The last part of the book, “Future Directions” pushes theoretical and activist boundaries to address the deeply structural realities of race and class by reevaluating how we understand anti-oppression efforts, justice, and food sovereignty. Although two of these chapters have been published in different forms elsewhere (Guthman’s article and Holt-Gimenez’s article), they offer important insights in the context of this edited collection. First, White cultural discourses need to be recognized in food justice efforts if racial and ethnic inequality is to be solved. Second, a worldwide movement integrating the strategies and perspectives of food sovereignty struggles is needed to not just address symptoms of the corporate food regime, but to confront it head on, transforming human/food relations into a more just and sustainable food regime of the future. The most subtle chapter comes from DuPuis, Harrison, and Goodman with their concept of reflexive food justice that “works within an awareness of the tensions between different definitions of justice, environmental and bodily health, and good food . . . (and) responds to changing circumstances, imperfectly, but with awareness of the contradictions of the moment” (p. 297).

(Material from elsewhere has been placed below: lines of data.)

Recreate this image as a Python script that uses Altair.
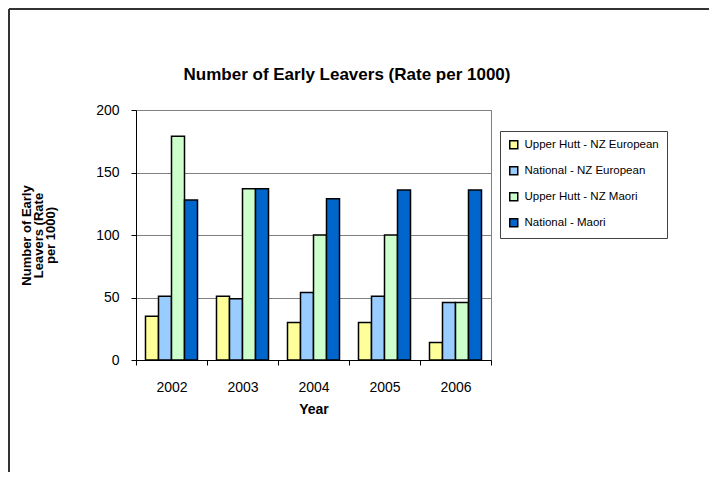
import altair as alt
import pandas as pd

years = ["2002", "2003", "2004", "2005", "2006"]
series = [
    "Upper Hutt - NZ European",
    "National - NZ European",
    "Upper Hutt - NZ Maori",
    "National - Maori",
]
uh_euro = [35, 51, 30, 30, 14]
nat_euro = [51, 49, 54, 51, 46]
uh_maori = [179, 137, 100, 100, 46]
nat_maori = [128, 137, 129, 136, 136]
colors = ["#FFFF99", "#99CCFF", "#CCFFCC", "#0066CC"]
chart_title = "Number of Early Leavers (Rate per 1000)"

rows = []
for s, vals in zip(series, [uh_euro, nat_euro, uh_maori, nat_maori]):
    for y, v in zip(years, vals):
        rows.append({"Year": y, "Series": s, "Value": v})
df = pd.DataFrame(rows)
one = pd.DataFrame({"t": [chart_title]})

FONT = "Liberation Sans"

bars = alt.Chart(df).mark_bar(stroke="black", strokeWidth=1.5).encode(
    x=alt.X(
        "Year:N",
        sort=years,
        scale=alt.Scale(paddingInner=0, paddingOuter=0),
        axis=alt.Axis(
            title="Year",
            labelAngle=0,
            tickBand="extent",
            domainColor="black",
            tickColor="black",
            tickSize=5,
            labelFontSize=14,
            labelPadding=15,
            titleFontSize=14,
            titleFontWeight="bold",
            titlePadding=8,
            grid=False,
        ),
    ),
    xOffset=alt.XOffset(
        "Series:N", sort=series, scale=alt.Scale(paddingInner=0, paddingOuter=0.73)
    ),
    y=alt.Y(
        "Value:Q",
        scale=alt.Scale(domain=[0, 200]),
        axis=alt.Axis(
            values=[0, 50, 100, 150, 200],
            title=["Number of Early", "Leavers (Rate", "per 1000)"],
            titleFontSize=13,
            titleFontWeight="bold",
            titleX=-110,
            titleY=125,
            titleAngle=270,
            titleAlign="center",
            titleBaseline="middle",
            titleLineHeight=12,
            domainColor="black",
            tickColor="black",
            tickSize=5,
            labelFontSize=14,
            labelPadding=12,
            gridColor="#808080",
            gridWidth=1,
        ),
    ),
    color=alt.Color(
        "Series:N",
        sort=series,
        scale=alt.Scale(domain=series, range=colors),
        legend=alt.Legend(
            title=None,
            orient="none",
            legendX=364,
            legendY=21,
            strokeColor="#444444",
            padding=8,
            fillColor="white",
            labelFontSize=11.5,
            symbolType="square",
            symbolSize=64,
            symbolStrokeColor="black",
            symbolStrokeWidth=1.5,
            symbolOpacity=1,
            rowPadding=11,
            labelOffset=5,
        ),
    ),
)

title_text = alt.Chart(one).mark_text(
    fontSize=17,
    fontWeight="bold",
    font=FONT,
    color="black",
    align="center",
    baseline="middle",
).encode(text="t:N", x=alt.value(211), y=alt.value(-35))

top_border = alt.Chart(one).mark_rule(color="#333333", strokeWidth=2).encode(
    x=alt.value(-127), x2=alt.value(700), y=alt.value(-101)
)
left_border = alt.Chart(one).mark_rule(color="#333333", strokeWidth=2).encode(
    x=alt.value(-127), y=alt.value(-101), y2=alt.value(500)
)

chart = (
    alt.layer(bars, title_text, top_border, left_border)
    .properties(
        width=355,
        height=250,
        autosize=alt.AutoSizeParams(type="none"),
        padding={"left": 128, "top": 102, "right": 218, "bottom": 112},
    )
    .configure(font=FONT)
    .configure_view(stroke="#808080", strokeWidth=1)
    .configure_axis(labelColor="black", titleColor="black", labelFont=FONT, titleFont=FONT)
    .configure_legend(labelColor="black", labelFont=FONT)
)

chart.save("out.html", embed_options={"renderer": "svg", "actions": False})
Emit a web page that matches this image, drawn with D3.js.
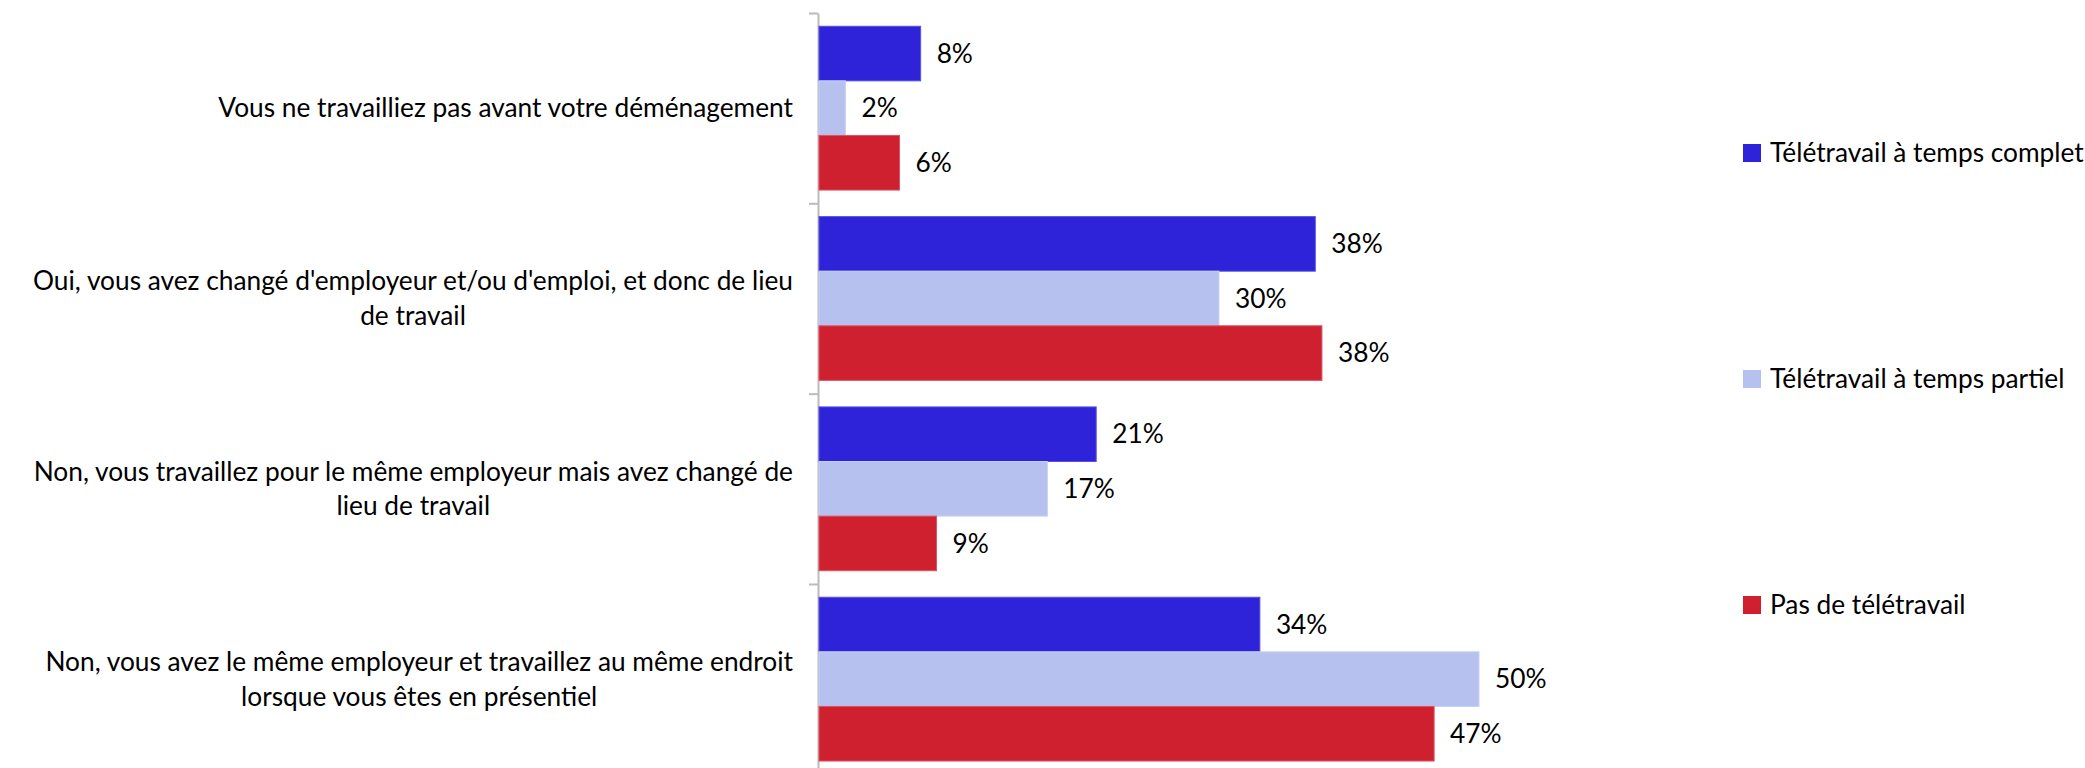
<!DOCTYPE html>
<html><head><meta charset="utf-8">
<script src="https://cdn.jsdelivr.net/npm/d3@7"></script>
<style>body{margin:0;background:#fff}svg{display:block}</style>
</head><body>
<svg id="chart" width="2085" height="768"></svg>
<script>
// ---- data ----
const categories = [
  "Vous ne travailliez pas avant votre déménagement",
  "Oui, vous avez changé d'employeur et/ou d'emploi, et donc de lieu de travail",
  "Non, vous travaillez pour le même employeur mais avez changé de lieu de travail",
  "Non, vous avez le même employeur et travaillez au même endroit lorsque vous êtes en présentiel"
];
const categoryLines = [
  ["Vous ne travailliez pas avant votre déménagement"],
  ["Oui, vous avez changé d'employeur et/ou d'emploi, et donc de lieu", "de travail"],
  ["Non, vous travaillez pour le même employeur mais avez changé de", "lieu de travail"],
  ["Non, vous avez le même employeur et travaillez au même endroit", "lorsque vous êtes en présentiel"]
];
const seriesNames = ["Télétravail à temps complet", "Télétravail à temps partiel", "Pas de télétravail"];
const seriesColors = ["#2E23D8", "#B6C1F0", "#CF2030"];
const seriesStrokes = ["#5A52E2", "#C8D0F4", "#DA5460"];
const fullTimeValues = [7.7, 37.6, 21.0, 33.4];
const partTimeValues = [2.0, 30.3, 17.3, 50.0];
const noRemoteValues = [6.1, 38.1, 8.9, 46.6];
const fullTimeLabels = ["8%", "38%", "21%", "34%"];
const partTimeLabels = ["2%", "30%", "17%", "50%"];
const noRemoteLabels = ["6%", "38%", "9%", "47%"];

const seriesValues = [fullTimeValues, partTimeValues, noRemoteValues];
const seriesLabels = [fullTimeLabels, partTimeLabels, noRemoteLabels];

const FONT = "Lato, 'Noto Sans', sans-serif";
const svg = d3.select("#chart");

// font size calibration from reference label width
const probe = svg.append("text").attr("font-family", FONT).attr("font-size", 100).text(categoryLines[0][0]);
const w100 = probe.node().getComputedTextLength();
probe.remove();
const FS = Math.min(30, 100 * 575 / w100);

const axisX = 818;
const x = d3.scaleLinear().domain([0, 50]).range([axisX + 1, axisX + 661]);
const y = d3.scaleBand().domain(categories).range([13, 774.3]).padding(0);
const ys = d3.scaleBand().domain(seriesNames).range([0, y.bandwidth()]).paddingInner(0).paddingOuter(0.243);
const yBound = d3.scaleLinear().domain([0, categories.length]).range([13, 774.3]);

// axis
const ax = svg.append("g").attr("transform", `translate(${axisX},0)`)
  .call(d3.axisLeft(yBound).tickValues(d3.range(categories.length + 1)).tickSize(9).tickSizeOuter(0).tickFormat(""));
ax.selectAll("path,line").attr("stroke", "#BBBBBB").attr("stroke-width", 2);

// bars
const rows = [];
categories.forEach((c, i) => seriesNames.forEach((s, j) => rows.push({c, s, j, v: seriesValues[j][i], lab: seriesLabels[j][i]})));

svg.append("g").selectAll("rect").data(rows).join("rect")
  .attr("x", x(0))
  .attr("y", d => y(d.c) + ys(d.s))
  .attr("width", d => x(d.v) - x(0))
  .attr("height", ys.bandwidth())
  .attr("fill", d => seriesColors[d.j])
  .attr("stroke", d => seriesStrokes[d.j])
  .attr("stroke-width", 1);

svg.append("g").selectAll("text").data(rows).join("text")
  .attr("x", d => x(d.v) + 16)
  .attr("y", d => y(d.c) + ys(d.s) + ys.bandwidth() / 2)
  .attr("dy", "0.35em")
  .attr("font-family", FONT).attr("font-size", FS).attr("fill", "#000")
  .text(d => d.lab);

// category labels
const labelRight = 793;
const lineH = 34.5;
categories.forEach((c, i) => {
  const lines = categoryLines[i];
  const g = svg.append("g");
  const t = g.append("text").attr("font-family", FONT).attr("font-size", FS).attr("text-anchor", "middle").attr("fill", "#000");
  const cy = y(c) + y.bandwidth() / 2;
  lines.forEach((ln, k) => {
    t.append("tspan").attr("x", 0).attr("y", cy + (k - (lines.length - 1) / 2) * lineH).attr("dy", "0.35em").text(ln);
  });
  let maxW = 0;
  t.selectAll("tspan").each(function(){ maxW = Math.max(maxW, this.getComputedTextLength()); });
  t.selectAll("tspan").attr("x", labelRight - maxW / 2);
});

// legend
const legendY = [153, 379, 605];
const lg = svg.append("g").selectAll("g").data(seriesNames).join("g")
  .attr("transform", (d, i) => `translate(1743,${legendY[i]})`);
lg.append("rect").attr("x", 0).attr("y", -9).attr("width", 18).attr("height", 18).attr("fill", (d, i) => seriesColors[i]);
lg.append("text").attr("x", 27).attr("y", 0).attr("dy", "0.35em")
  .attr("font-family", FONT).attr("font-size", FS).attr("fill", "#000").text(d => d);
</script>
</body></html>
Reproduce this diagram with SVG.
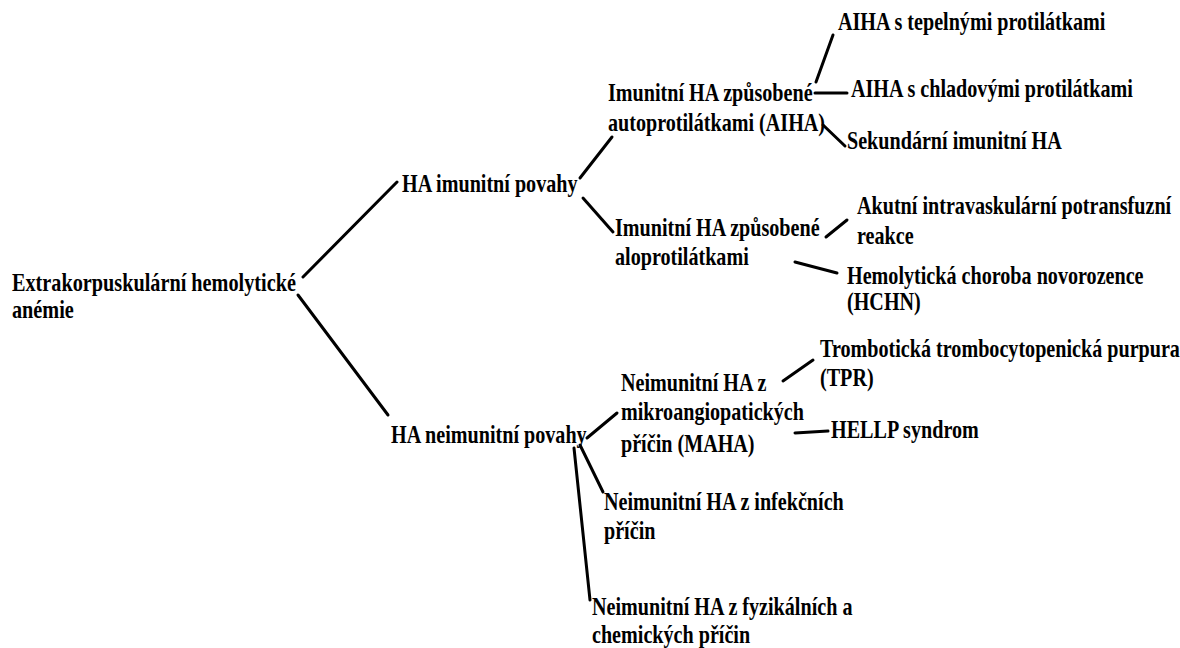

Overall, this book provides a much needed addition to the food justice literature. Not only does Cultivating Food Justice highlight the importance of moving beyond colorblindness, the heterogeneity of individual and group constructions of being in the world as consumers and producers of food, and the necessity of bodily and community autonomy, but it also reveals the contested and myriad intersections between race, class, and geography. Specifically, the editors call to pay more attention to food and farmworkers, the need to move beyond market-driven strategies to change the agrifood system, and the significance of efforts by the food justice movement to directly confront the dominant food and farming movement. Both scholars and activists concerned with the prospects of creating a more just and sustainable food system, the basis on which humans both socially and biologically (re)produce, will find this an imperative read.